Kelly also has deep ties to Arizona, where he attended high school and played college baseball at Arizona State. He said finding a way back to Arizona “was always the priority.”
Merrill Kelly (29) of the Arizona Diamondbacks looks on before Game Six of the Championship Series against the Philadelphia Phillies at Citizens Bank Park on Oct. 23, 2023 in Philadelphia, Pennsylvania. (Rich Schultz/Getty Images)
While Kelly said he is fond of San Diego, he was unwilling to sacrifice a significant portion of his salary to taxes. “I love San Diego,” Kelly said. “It’s just, like I said, they take too much money out of my pocket, man. The taxes over there are a different level.
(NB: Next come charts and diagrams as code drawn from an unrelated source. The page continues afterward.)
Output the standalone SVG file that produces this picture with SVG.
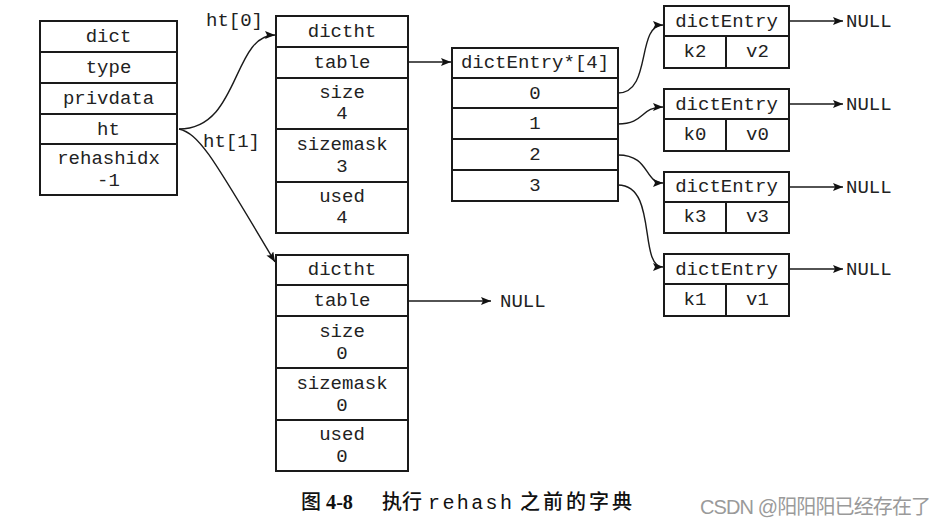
<svg xmlns="http://www.w3.org/2000/svg" width="941" height="526" viewBox="0 0 941 526">
<defs>
<marker id="ah" viewBox="0 0 10 8" refX="10" refY="4" markerWidth="10" markerHeight="8" markerUnits="userSpaceOnUse" orient="auto">
<path d="M0,0 L10,4 L0,8 L2,4 z" fill="#111"/>
</marker>
<style>
.box{fill:#fff;stroke:#1a1a1a;stroke-width:2}
.ln{stroke:#1a1a1a;stroke-width:2;fill:none}
.t{font-family:"Liberation Mono","DejaVu Sans Mono",monospace;font-size:19px;fill:#222;text-anchor:middle}
.l{font-family:"Liberation Mono","DejaVu Sans Mono",monospace;font-size:19px;fill:#222}
.c{stroke:#1a1a1a;stroke-width:1.4;fill:none;marker-end:url(#ah)}
.cap{font-family:"Noto Sans CJK SC",sans-serif;font-size:20px;fill:#111;font-weight:500}
</style>
</defs>
<rect width="941" height="526" fill="#fff"/>

<g id="dict">
<rect class="box" x="40" y="21" width="137" height="174"/>
<path class="ln" d="M40,52H177M40,83H177M40,114H177M40,144H177"/>
<text class="t" x="108.5" y="42">dict</text>
<text class="t" x="108.5" y="73">type</text>
<text class="t" x="108.5" y="104">privdata</text>
<text class="t" x="108.5" y="135">ht</text>
<text class="t" x="108.5" y="164">rehashidx</text>
<text class="t" x="108.5" y="186">-1</text>
</g>

<g id="dictht0">
<rect class="box" x="276" y="16" width="132" height="217"/>
<path class="ln" d="M276,47H408M276,78H408M276,129H408M276,182H408"/>
<text class="t" x="342" y="37">dictht</text>
<text class="t" x="342" y="68">table</text>
<text class="t" x="342" y="98">size</text>
<text class="t" x="342" y="119">4</text>
<text class="t" x="342" y="150">sizemask</text>
<text class="t" x="342" y="172">3</text>
<text class="t" x="342" y="202">used</text>
<text class="t" x="342" y="223">4</text>
</g>

<g id="dictht1">
<rect class="box" x="276" y="255" width="132" height="216"/>
<path class="ln" d="M276,285H408M276,316H408M276,368H408M276,420H408"/>
<text class="t" x="342" y="275">dictht</text>
<text class="t" x="342" y="306">table</text>
<text class="t" x="342" y="337">size</text>
<text class="t" x="342" y="359">0</text>
<text class="t" x="342" y="389">sizemask</text>
<text class="t" x="342" y="411">0</text>
<text class="t" x="342" y="440">used</text>
<text class="t" x="342" y="462">0</text>
</g>

<g id="array">
<rect class="box" x="452" y="48" width="166" height="153"/>
<path class="ln" d="M452,78H618M452,108H618M452,139H618M452,170H618"/>
<text class="t" x="535" y="68">dictEntry*[4]</text>
<text class="t" x="535" y="99">0</text>
<text class="t" x="535" y="129">1</text>
<text class="t" x="535" y="160">2</text>
<text class="t" x="535" y="191">3</text>
</g>

<g id="entry_k2">
<rect class="box" x="664" y="6" width="125" height="62"/>
<path class="ln" d="M664,36H789M726,36V68"/>
<text class="t" x="726.5" y="27">dictEntry</text>
<text class="t" x="695" y="57">k2</text>
<text class="t" x="757.5" y="57">v2</text>
</g>
<g id="entry_k0">
<rect class="box" x="664" y="89" width="125" height="62"/>
<path class="ln" d="M664,119H789M726,119V151"/>
<text class="t" x="726.5" y="110">dictEntry</text>
<text class="t" x="695" y="140">k0</text>
<text class="t" x="757.5" y="140">v0</text>
</g>
<g id="entry_k3">
<rect class="box" x="664" y="172" width="125" height="61"/>
<path class="ln" d="M664,202H789M726,202V233"/>
<text class="t" x="726.5" y="192">dictEntry</text>
<text class="t" x="695" y="222">k3</text>
<text class="t" x="757.5" y="222">v3</text>
</g>
<g id="entry_k1">
<rect class="box" x="664" y="254" width="125" height="62"/>
<path class="ln" d="M664,284H789M726,284V316"/>
<text class="t" x="726.5" y="275">dictEntry</text>
<text class="t" x="695" y="305">k1</text>
<text class="t" x="757.5" y="305">v1</text>
</g>

<g id="connectors">
<path class="c" d="M179,129 C240,129 232,35 275,35"/>
<path class="c" d="M179,129 C200,134 214,160 275,262"/>
<path class="c" d="M408,62 H451"/>
<path class="c" d="M408,301 H491"/>
<path class="c" d="M618,93 C652,93 636,25 663,25"/>
<path class="c" d="M618,124 C645,124 640,107 663,107"/>
<path class="c" d="M618,155 C650,155 644,183 663,183"/>
<path class="c" d="M618,185 C658,185 638,267 663,267"/>
<path class="c" d="M789,21 H843"/>
<path class="c" d="M789,104 H843"/>
<path class="c" d="M789,187 H843"/>
<path class="c" d="M789,269 H843"/>
</g>

<g id="labels">
<text class="l" x="206" y="26">ht[0]</text>
<text class="l" x="203" y="147">ht[1]</text>
<text class="l" x="846" y="27">NULL</text>
<text class="l" x="846" y="110">NULL</text>
<text class="l" x="846" y="193">NULL</text>
<text class="l" x="846" y="275">NULL</text>
<text class="l" x="500" y="307">NULL</text>
</g>

<g id="caption">
<text class="cap" x="301" y="509">图</text>
<text x="326" y="509" font-family="Liberation Serif,serif" font-size="21" font-weight="bold" fill="#111" textLength="27" lengthAdjust="spacingAndGlyphs">4-8</text>
<text class="cap" x="382" y="509" textLength="40">执行</text>
<text x="428" y="509" font-family="Liberation Mono,monospace" font-size="20" fill="#111" textLength="84">rehash</text>
<text class="cap" x="520" y="509" textLength="112">之前的字典</text>
<text x="700" y="514" font-family="Liberation Sans,Noto Sans CJK SC,sans-serif" font-size="20" fill="#9a9a9a" textLength="231">CSDN @阳阳阳已经存在了</text>
</g>
</svg>
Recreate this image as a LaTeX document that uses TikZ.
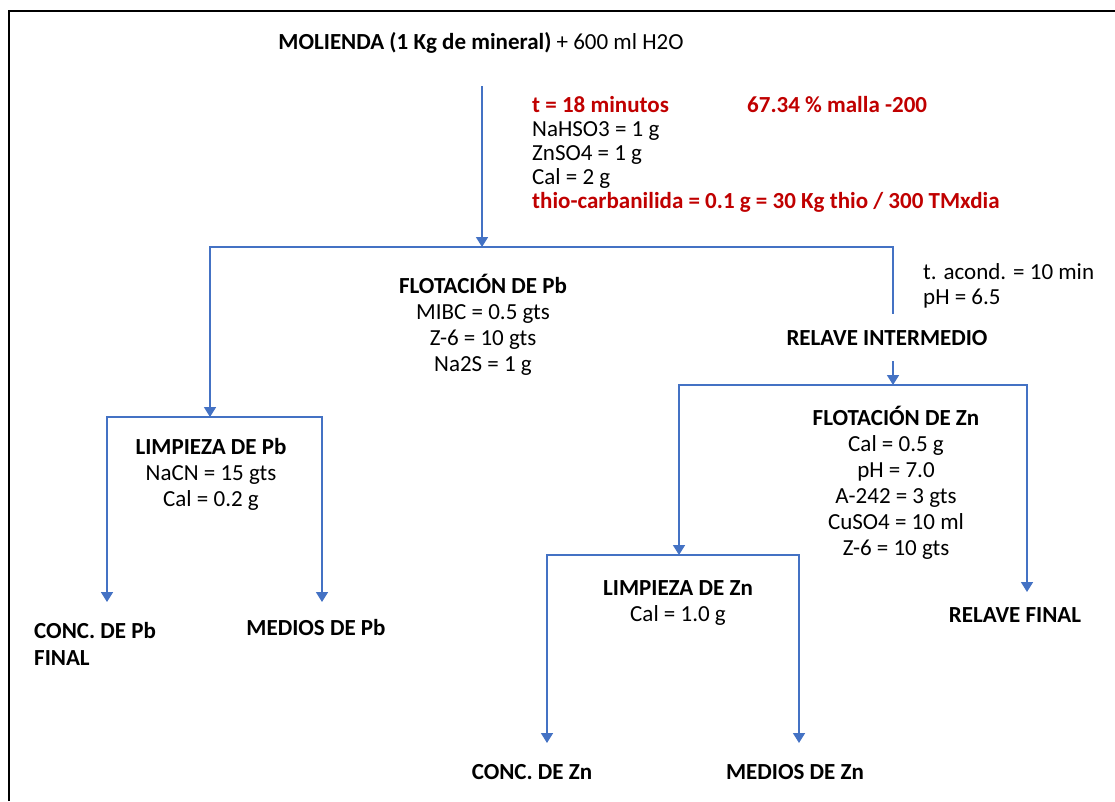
\documentclass[tikz,border=0pt]{standalone}
\usepackage{fontspec}
\setmainfont{Carlito}
\usepackage{xcolor}
\usetikzlibrary{arrows.meta}

\definecolor{flujo}{RGB}{68,114,196}
\definecolor{rojo}{RGB}{192,0,0}

\begin{document}
\begin{tikzpicture}[x=1pt, y=-1pt,
    txt/.style={align=center, inner sep=0pt, font=\fontsize{23}{26}\selectfont},
    lft/.style={align=left, inner sep=0pt, font=\fontsize{23}{24}\selectfont},
    line/.style={draw=flujo, line width=1.6pt, line cap=rect},
    arrow/.style={line, -{Triangle[length=10pt, width=12pt]}}
]
    \useasboundingbox (0,0) rectangle (1115,801);
    \draw[line width=2pt] (9,801) -- (9,11) -- (1115,11);

    % etapas y reactivos
    \node[txt] at (481,43) (molienda) {\textbf{MOLIENDA (1 Kg de mineral)} + 600 ml H2O};
    \node[lft, anchor=north west] at (532,96) (reactivos) {\textcolor{rojo}{\textbf{\makebox[215pt][l]{t = 18 minutos}67.34 \% malla -200}}\\
        NaHSO3 = 1 g\\ ZnSO4 = 1 g\\ Cal = 2 g\\
        \textcolor{rojo}{\textbf{thio-carbanilida = 0.1 g = 30 Kg thio / 300 TMxdia}}};
    \node[txt, anchor=north] at (483,274) (flotPb) {\textbf{FLOTACIÓN DE Pb}\\ MIBC = 0.5 gts\\ Z-6 = 10 gts\\ Na2S = 1 g};
    \node[lft, anchor=north west, font=\fontsize{23}{25}\selectfont] at (923,263) (acond) {t. acond. = 10 min\\ pH = 6.5};
    \node[txt] at (887,338) (relaveInt) {\textbf{RELAVE INTERMEDIO}};
    \node[txt, anchor=north] at (896,406) (flotZn) {\textbf{FLOTACIÓN DE Zn}\\ Cal = 0.5 g\\ pH = 7.0\\ A-242 = 3 gts\\ CuSO4 = 10 ml\\ Z-6 = 10 gts};
    \node[txt, anchor=north] at (211,438) (limpPb) {\textbf{LIMPIEZA DE Pb}\\ NaCN = 15 gts\\ Cal = 0.2 g};
    \node[txt, anchor=north] at (678,580) (limpZn) {\textbf{LIMPIEZA DE Zn}\\ Cal = 1.0 g};

    % productos
    \node[lft, anchor=north west, font=\fontsize{23}{27}\selectfont\bfseries] at (34,622) (concPb) {CONC. DE Pb\\ FINAL};
    \node[txt] at (316,628) (mediosPb) {\textbf{MEDIOS DE Pb}};
    \node[txt] at (1015,615) (relaveFin) {\textbf{RELAVE FINAL}};
    \node[txt] at (532,772) (concZn) {\textbf{CONC. DE Zn}};
    \node[txt] at (795,772) (mediosZn) {\textbf{MEDIOS DE Zn}};

    % puntos de division
    \coordinate (molOut) at (482,87);
    \coordinate (sPb) at (482,247);
    \coordinate (sPbL) at (210,247);
    \coordinate (sPbR) at (893,247);
    \coordinate (relIn) at (893,313);
    \coordinate (relOut) at (893,362);
    \coordinate (sZn) at (893,385);
    \coordinate (sZnL) at (679,385);
    \coordinate (sZnR) at (1027,385);
    \coordinate (finIn) at (1027,592);
    \coordinate (sLimpPb) at (210,417);
    \coordinate (sLimpPbL) at (107,417);
    \coordinate (sLimpPbR) at (322,417);
    \coordinate (concPbIn) at (107,602);
    \coordinate (mediosPbIn) at (322,602);
    \coordinate (sLimpZn) at (679,555);
    \coordinate (sLimpZnL) at (547,555);
    \coordinate (sLimpZnR) at (799,555);
    \coordinate (concZnIn) at (547,743);
    \coordinate (mediosZnIn) at (799,743);

    \draw[arrow] (molOut) -- (sPb);
    \draw[line] (sPbL) -- (sPbR) -- (relIn);
    \draw[arrow] (sPbL) -- (sLimpPb);
    \draw[arrow] (relOut) -- (sZn);
    \draw[line] (sZnL) -- (sZnR);
    \draw[arrow] (sZnL) -- (sLimpZn);
    \draw[arrow] (sZnR) -- (finIn);
    \draw[line] (sLimpPbL) -- (sLimpPbR);
    \draw[arrow] (sLimpPbL) -- (concPbIn);
    \draw[arrow] (sLimpPbR) -- (mediosPbIn);
    \draw[line] (sLimpZnL) -- (sLimpZnR);
    \draw[arrow] (sLimpZnL) -- (concZnIn);
    \draw[arrow] (sLimpZnR) -- (mediosZnIn);
\end{tikzpicture}
\end{document}
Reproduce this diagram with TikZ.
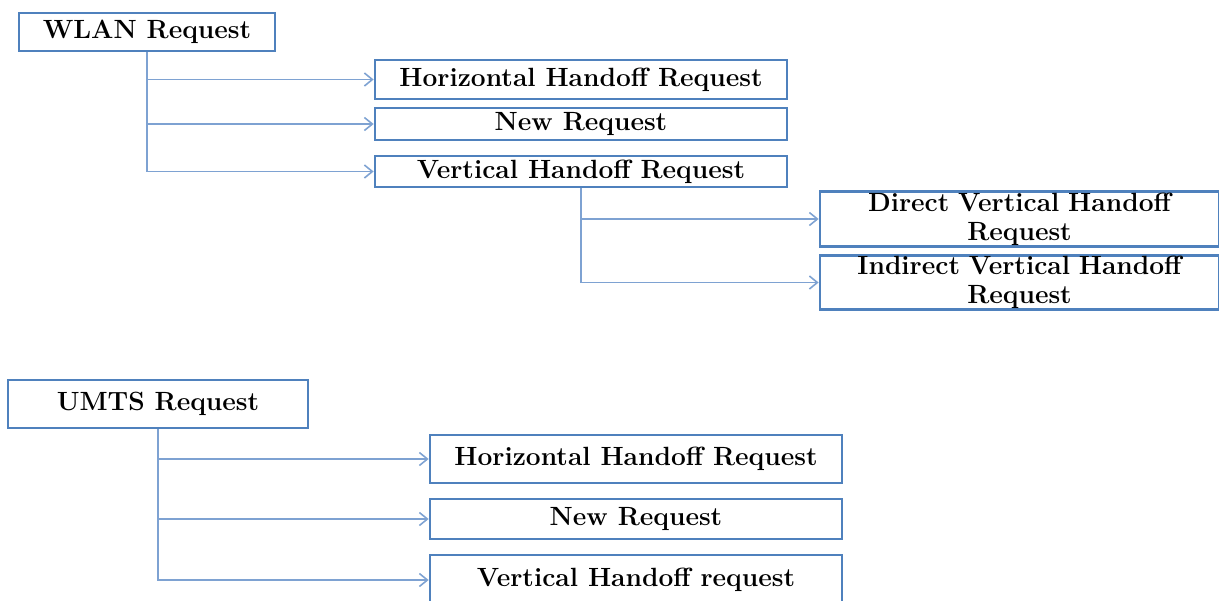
\documentclass[tikz,border=0pt]{standalone}
\usepackage{xcolor}
\definecolor{boxblue}{HTML}{4F81BD}
\definecolor{linkblue}{HTML}{7EA2D2}
\usepackage{tikz}
\usetikzlibrary{arrows.meta}

\begin{document}
\begin{tikzpicture}[x=0.02cm,y=-0.02cm,
    reqbox/.style={draw=boxblue,line width=1.6pt,inner sep=0.5pt,align=center,minimum width=8.24cm,
      font=\fontsize{15}{16.5}\selectfont\bfseries},
    link/.style={draw=linkblue,line width=0.9pt,-{Straight Barb[length=1.6mm,width=2.6mm]}}]
  \useasboundingbox (0,0) rectangle (1219,600);

  % WLAN side
  \node[reqbox,minimum width=5.12cm,minimum height=0.76cm](wlan) at (147,32) {WLAN Request};
  \node[reqbox,minimum height=0.78cm](whor) at (581,79.5) {Horizontal Handoff Request};
  \node[reqbox,minimum height=0.64cm](wnew) at (581,124) {New Request};
  \node[reqbox,minimum height=0.62cm](wvert) at (581,171.5) {Vertical Handoff Request};
  \draw[link] (wlan.south) |- (whor.west);
  \draw[link] (wlan.south) |- (wnew.west);
  \draw[link] (wlan.south) |- (wvert.west);

  \node[reqbox,minimum width=7.98cm,minimum height=0.96cm,text width=7.9cm](wdir) at (1019.5,219) {Direct Vertical Handoff\\Request};
  \node[reqbox,minimum width=7.98cm,minimum height=0.98cm,text width=7.9cm](wind) at (1019.5,282.5) {Indirect Vertical Handoff\\Request};
  \draw[link] (wvert.south) |- (wdir.west);
  \draw[link] (wvert.south) |- (wind.west);

  % UMTS side
  \node[reqbox,minimum width=6cm,minimum height=0.96cm](umts) at (158,404) {UMTS Request};
  \node[reqbox,minimum height=0.96cm](uhor) at (636,459) {Horizontal Handoff Request};
  \node[reqbox,minimum height=0.8cm](unew) at (636,519) {New Request};
  \node[reqbox,minimum height=1cm](uvert) at (636,580) {Vertical Handoff request};
  \draw[link] (umts.south) |- (uhor.west);
  \draw[link] (umts.south) |- (unew.west);
  \draw[link] (umts.south) |- (uvert.west);
\end{tikzpicture}
\end{document}
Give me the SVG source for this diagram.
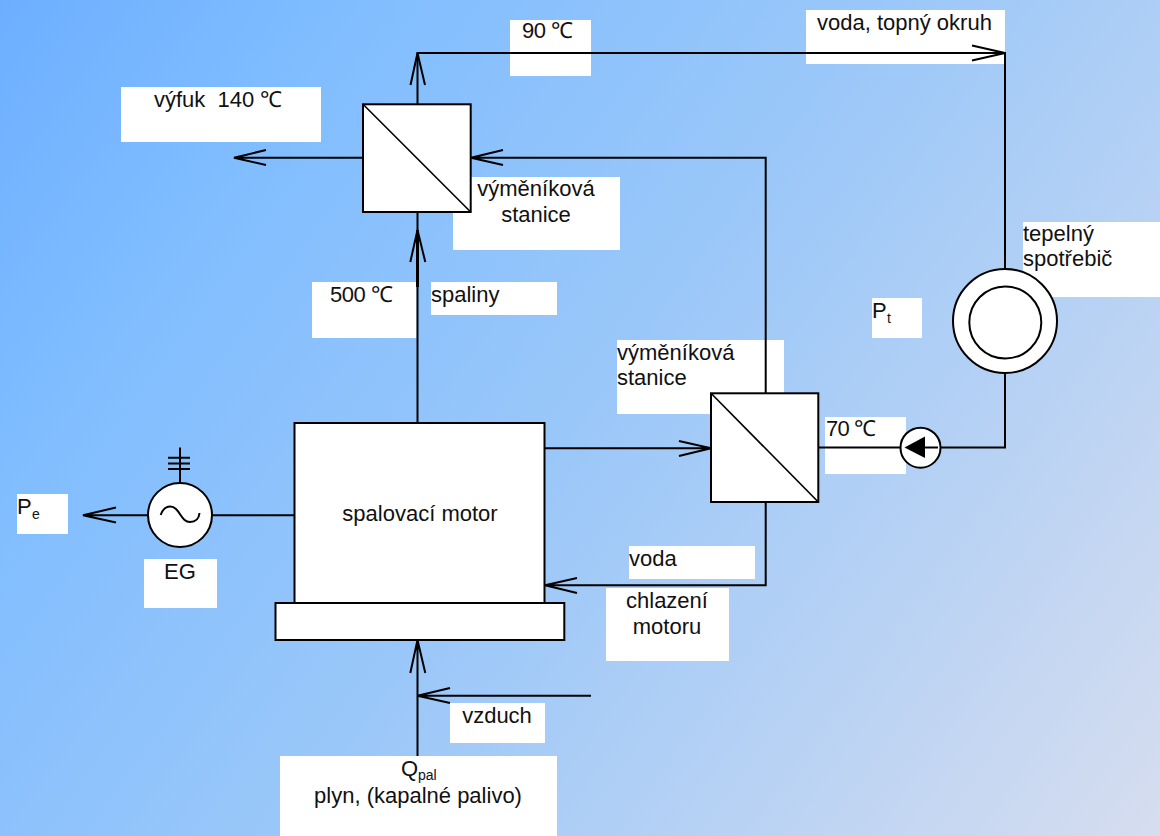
<svg xmlns="http://www.w3.org/2000/svg" width="1160" height="836" viewBox="0 0 1160 836">
<style>
text{font-family:"Liberation Sans",Arial,sans-serif;font-size:22px;fill:#111}
text.s{font-size:14px}
.m{text-anchor:middle}
.l{fill:#fff;stroke:none}
.n{fill:#fff;stroke:#000;stroke-width:2}
.t{fill:none;stroke:#000;stroke-width:1.6}
#connectors path{fill:none;stroke:#000;stroke-width:2}
</style>
<defs>
<linearGradient id="bg" gradientUnits="userSpaceOnUse" x1="0" y1="0" x2="1160" y2="836">
<stop offset="0" stop-color="#6dafff"/>
<stop offset=".2" stop-color="#80bdff"/>
<stop offset=".5" stop-color="#9ac7f9"/>
<stop offset="1" stop-color="#d6ddef"/>
</linearGradient>
</defs>
<rect width="1160" height="836" fill="url(#bg)"/>
<g id="labels">
<g id="label-vyfuk"><rect class="l" x="121" y="87" width="200" height="55"/><text x="154" y="107" xml:space="preserve">výfuk  140 ℃</text></g>
<g id="label-90"><rect class="l" x="510" y="20" width="81" height="56"/><text x="522" y="38" textLength="51">90 ℃</text></g>
<g id="label-voda-topny"><rect class="l" x="806" y="10" width="199" height="54"/><text x="817" y="30">voda, topný okruh</text></g>
<g id="label-stanice-1"><rect class="l" x="453" y="177" width="167" height="73"/><text class="m" x="536" y="196">výměníková</text><text class="m" x="536" y="222">stanice</text></g>
<g id="label-500"><rect class="l" x="312" y="282" width="104.500" height="56"/><text x="330" y="302" textLength="63">500 ℃</text></g>
<g id="label-spaliny"><rect class="l" x="431" y="282" width="126" height="33"/><text x="431" y="302">spaliny</text></g>
<g id="label-spotrebic"><rect class="l" x="1023" y="222" width="137" height="75"/><text x="1023" y="241">tepelný</text><text x="1023" y="266">spotřebič</text></g>
<g id="label-pt"><rect class="l" x="872" y="298" width="50" height="40"/><text x="872" y="318">P</text><text class="s" x="887" y="323">t</text></g>
<g id="label-stanice-2"><rect class="l" x="617" y="340" width="167" height="74"/><text x="617" y="360">výměníková</text><text x="617" y="385">stanice</text></g>
<g id="label-70"><rect class="l" x="825" y="417" width="81" height="57"/><text x="826" y="436" textLength="50">70 ℃</text></g>
<g id="label-pe"><rect class="l" x="17" y="494" width="51" height="40"/><text x="17" y="514">P</text><text class="s" x="32" y="519">e</text></g>
<g id="label-eg"><rect class="l" x="144" y="559" width="73" height="49"/><text class="m" x="180" y="579">EG</text></g>
<g id="label-voda"><rect class="l" x="629" y="546" width="126" height="33"/><text x="629" y="566">voda</text></g>
<g id="label-chlazeni"><rect class="l" x="606" y="588" width="123" height="73"/><text class="m" x="667" y="608">chlazení</text><text class="m" x="667" y="634">motoru</text></g>
<g id="label-vzduch"><rect class="l" x="450" y="703" width="95" height="40"/><text class="m" x="497" y="723">vzduch</text></g>
<g id="label-palivo"><rect class="l" x="280" y="756" width="277" height="80"/><text x="401" y="776">Q</text><text class="s" x="418" y="780">pal</text><text class="m" x="418" y="803">plyn, (kapalné palivo)</text></g>
</g>
<g id="connectors">
<path d="M1005 373V447.500H819"/>
<path d="M1005 269V53H417.500V104"/>
<path d="M972 45.500L1005 53L972 60.500"/>
<path d="M410.500 85L417.500 53L425 85"/>
<path d="M363 157.700H234M266 150L234 157.700L266 165"/>
<path d="M765.700 393V157.700H471M503 150L471 157.700L503 165"/>
<path d="M417.500 423V212"/>
<path d="M417.500 287V230" style="stroke-width:3"/>
<path d="M410.300 262L417.500 230L425.300 262"/>
<path d="M544.500 448.300H711M679 441L711 448.300L679 456"/>
<path d="M765.700 502V585.300H545M577 578L545 585.300L577 593"/>
<path d="M417.500 756V640M410.300 673L417.500 640L425.300 673"/>
<path d="M591 695.700H417.500M450 688L417.500 695.700L450 703"/>
<path d="M148 515.300H83M116 507.500L83 515.300L116 522.500"/>
<path d="M212 515.300H294.500"/>
<path d="M180 483V447.500M168 457.700H190M168 463.500H190M168 469H190"/>
</g>
<g id="hx-top"><rect class="n" x="363" y="104.300" width="107.700" height="107.700"/><path class="t" d="M363 104.300L470.700 212"/></g>
<g id="hx-bottom"><rect class="n" x="711" y="393.300" width="107.300" height="108.700"/><path class="t" d="M711 393.300L818.300 502"/></g>
<g id="engine"><rect class="n" x="294.500" y="423" width="250" height="180"/><text class="m" x="420" y="521">spalovací motor</text></g>
<g id="engine-base"><rect class="n" x="275.500" y="603" width="288.800" height="37"/></g>
<g id="generator"><circle class="n" cx="180" cy="515" r="32"/><path class="t" style="stroke-width:2" d="M160.700 515C164 505 172 505 176 509C181 514 183 522 190 522C196 522 199 518 199.500 513"/></g>
<g id="consumer"><circle class="n" cx="1005" cy="321" r="52"/><circle class="n" cx="1005.300" cy="322.500" r="36"/></g>
<g id="pump"><circle class="n" cx="920.500" cy="447.700" r="20"/><path d="M904.500 447.500L925 436.500V458Z" fill="#000"/><path d="M925 447.500H938" stroke="#000" stroke-width="2"/></g>
</svg>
“We had my numbers guy run the numbers, and it just made more sense to come home.”
Merrill Kelly (23) of the Texas Rangers looks on during a game against the Philadelphia Phillies at Globe Life Field on Aug. 8, 2025 in Arlington, Texas. (Bailey Orr/Texas Rangers/Getty Images)
Arizona’s state income tax rate is roughly 2.5%. Kelly also joked that he prefers the desert landscape to San Diego’s coastal setting.
“It worked out best for us because that was honestly our second choice,” Kelly said. “It was between here and San Diego going into the offseason. San Diego was really the only place that, if we did go somewhere, that was probably high on our list if we weren’t in Arizona. It’s like, ‘All right, let’s just hop over and take a short, six-hour drive to San Diego.’
“But, yeah, the desert is home. I guess we’re not ocean people.”
In a statement to The California Post, the Padres said the team does “not comment on contract negotiations.”
Acquired by the Rangers in July 2025, Kelly went 12-9 while splitting the season between Texas and Arizona.